Lawn sweeper, anyone?
September 20, 2005 1:32 PM   Subscribe

Have you ever used a lawn sweeper?

I don't want to get a leaf blower, but the thought of raking 100 bags of leaves this fall is depressing.

I saw one of these in a catalog and was intrigued. Do they work?

(We mostly have maple trees, so fairly big leaves.)
posted by SashaPT to Home & Garden (6 answers total)
 
I used one of these as a kid, picking up maple and poplar leaves from the 40-odd trees in my backyard. It works well, but the issue is that the container get full up really quickly, and you have to stop and bag quite frequently.

Better than raking, though.
posted by sauril at 1:38 PM on September 20, 2005


I rented a Billy Goat once and it was great, until the bag filled after running it for 5 mins and then it was incredibly heavy to empty.

I have this electric blower/vac that works good. I can't find it on the web anywhere, but mine came with an attachment that allows me to blow the mulched up leaves directly into a trash can.

When thing get really tough with leaf removal, I like to run the mower over the lawn once to mulch things up, then put the bag on and lower the mower one setting lower and do it again. That takes care of most of it!
posted by internal at 2:22 PM on September 20, 2005


I just mow them up (with the mower set to its usual 'as high as it goes' setting) on relatively dry days. I'm sure it wreaks some sort of havoc somewhere, somehow, but it seems to work reasonably well. Some bits of the leaves fall on the lawn to protect/mulch up over the winter, and the stuff that ends up in the bag composts way faster.

(Note that I have a crappy old Toro gas powered mower and it rains all the time here once the leaves start to fall. YMMV)
posted by togdon at 2:26 PM on September 20, 2005


Yep, I use one. I got a 38-inch (12 cu. ft.) model to pull around behind my riding mower. Once you get the height adjusted (which is easy to do), it works great. I have a couple acres with many maple trees, and they coat the ground pretty heavy with leaves. This thing worked great. I also used it after July 4th fireworks to sweep up all the paper. It did okay on that. It does pretty well on grass clippings too, but you do have to fiddle with the height settings to get it right.

I don't know how the hand push-model works, but the tow-behind one works as advertised. It works pretty much like a carpet sweeper.
posted by Katravax at 5:02 PM on September 20, 2005


They work just fine if you have a small yard or few leaves. As sauril said, they fill up fast. So does the hopper in a riding lawn mower.

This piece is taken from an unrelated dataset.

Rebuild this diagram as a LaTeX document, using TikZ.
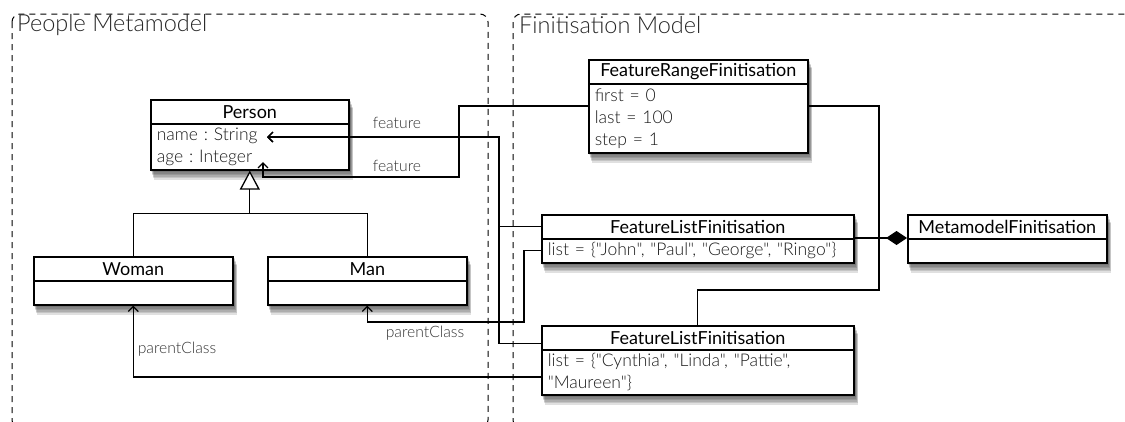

We have a large yard with numerous maples, plus birches and other leaf producers. Over 20 years, our family has developed a rather rigorous approach. We use a leaf blower to create heaped rows of leaves and then spread a large tarp, about 12x10 or so. We rake the leaves into the tarp and drag them into the woods. (It helps to have some acres of woods in the backyard.) You have to be willing to serve as a beast of burden, though, since each full tarp, even of dry leaves, weighs about 100 pounds or more.
posted by megatherium at 8:31 PM on September 20, 2005


The lawn vacuum still requires quite a bit of effort, but it's easier on the shoulders than raking. Plus, you can dump the bag into the compost bin.